By Robin Rieger

TOMS RIVER, N.J. (CBS) – Views at the Jersey Shore don’t usually include mountains, but mountains of sand and mountainous piles of trash are the exceptions.

At the Ocean County Utilities Authority in Ortley Beach and at the junction of Routes 35 and 37 trash piles continue to grow. These are two of Toms Rivers’ six debris management sites where flood damaged belongings collected curbside are sorted.

“If it’s simple landfill materiel it will go to the landfill, if it’s hazmat it will go someplace else. If it’s metal or white goods it will go to recycling,” said Toms River Public Works director Louis Amoruso.

Toms River officials say in the last three weeks they’ve spent $5 million on debris removal and say total trash removal will cost about $25 million.

“The financial disaster is almost going to be as much of a disaster as the storm itself was,” said mayor Thomas Kelaher.

The mayor says under a shared services agreement, Ocean County will pay for FEMA approved trash contractors to expedite the removal process as Toms River waits for reimbursement from federal disaster funds.

“It’s changed the way we are going to collect the debris from Houses. Most of this work will be done by machines,” said Amoruso.
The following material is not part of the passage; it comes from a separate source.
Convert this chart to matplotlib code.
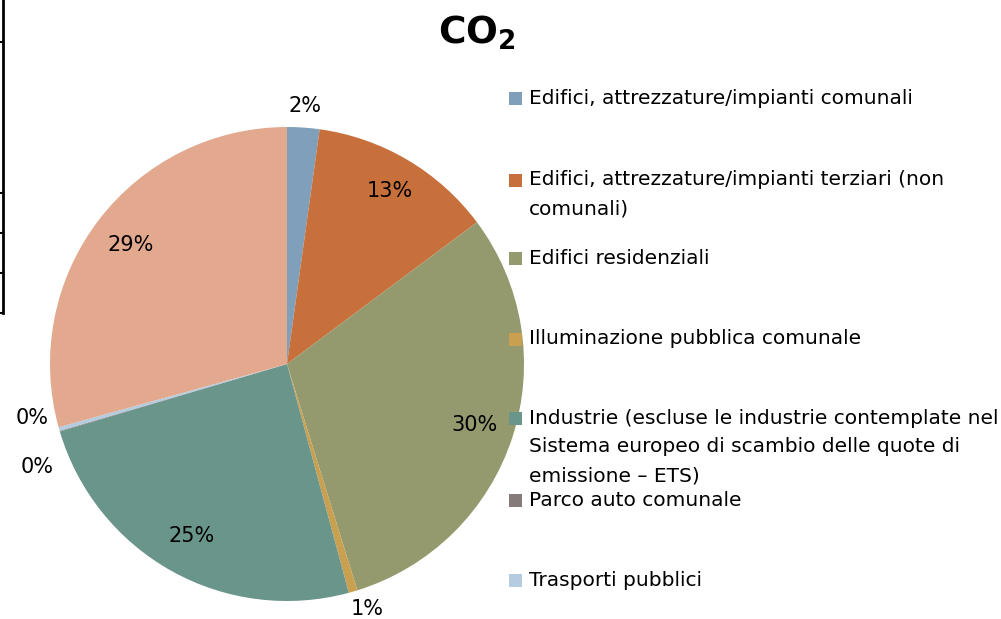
import math
import matplotlib
matplotlib.use("Agg")
import matplotlib.pyplot as plt
from matplotlib.patches import Rectangle
from matplotlib.lines import Line2D

categories = [
    "Edifici, attrezzature/impianti comunali",
    "Edifici, attrezzature/impianti terziari (non\ncomunali)",
    "Edifici residenziali",
    "Illuminazione pubblica comunale",
    "Industrie (escluse le industrie contemplate nel\nSistema europeo di scambio delle quote di\nemissione \u2013 ETS)",
    "Parco auto comunale",
    "Trasporti pubblici",
    "Altro",
]
values = [2.2, 12.6, 30.4, 0.6, 24.6, 0.05, 0.25, 29.3]
colors = ["#7F9FBA", "#C8703C", "#949A6E", "#C9A04F", "#6A958B",
          "#857B7B", "#B3CCE0", "#E3A98F"]

# label placement (radius factor, angle nudge in degrees)
label_r = [1.09, 0.85, 0.83, 1.09, 0.83, 1.14, 1.10, 0.83]
label_shift = [0, 0, 0, -2, 0, -6, 4, 0]

W, H = 1001, 619
fig = plt.figure(figsize=(W / 100, H / 100), dpi=100)

cx, cy, R = 287, 364, 237
ax = fig.add_axes([(cx - R) / W, (H - cy - R) / H, 2 * R / W, 2 * R / H])
ax.pie(values, colors=colors, startangle=90, counterclock=False,
       wedgeprops=dict(linewidth=0))
ax.set_xlim(-1, 1)
ax.set_ylim(-1, 1)
ax.set_aspect("equal")
ax.axis("off")

total = sum(values)
cum = 0
for i, v in enumerate(values):
    mid = (cum + v / 2) / total * 360 + label_shift[i]
    cum += v
    th = math.radians(mid)
    r = label_r[i]
    ax.text(r * math.sin(th), r * math.cos(th), "%d%%" % round(v),
            ha="center", va="center", fontsize=15, color="black",
            clip_on=False)

fig.text(477 / W, 1 - 33 / H, r"CO$_\mathbf{2}$", ha="center", va="center",
         fontsize=27, fontweight="bold")

# legend
leg_y = [98, 180, 258, 339, 418, 500, 580]
for i, y in enumerate(leg_y):
    fig.patches.append(Rectangle((509 / W, 1 - (y + 7) / H), 13 / W, 13 / H,
                                 transform=fig.transFigure,
                                 facecolor=colors[i], edgecolor="none"))
    for k, line in enumerate(categories[i].split("\n")):
        fig.text(529 / W, 1 - (y + k * 29) / H, line, ha="left",
                 va="center", fontsize=14.5, color="black")

# fragment of a neighbouring frame on the left edge
fig.lines.append(Line2D([3 / W, 3 / W], [1, 1 - 313 / H],
                        transform=fig.transFigure, color="black", lw=2))
for y in [42, 193, 233, 273, 313]:
    fig.lines.append(Line2D([0, 3 / W], [1 - y / H, 1 - y / H],
                            transform=fig.transFigure, color="black", lw=1.5))

fig.savefig("out.png", dpi=100)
“It’s been horrible; I’ve been screaming and crying. I mean…furniture,” said Sue Hilyard whose furniture lined the curb.

Larger trucks will take debris like Sue’s belongings off island.

“So we make less and less trips to the landfill and become a more efficient operation,” said Amoruso.

The mayor says they can’t start to fix $30 million in infrastructure damage including streets and the boardwalk until the trash is gone.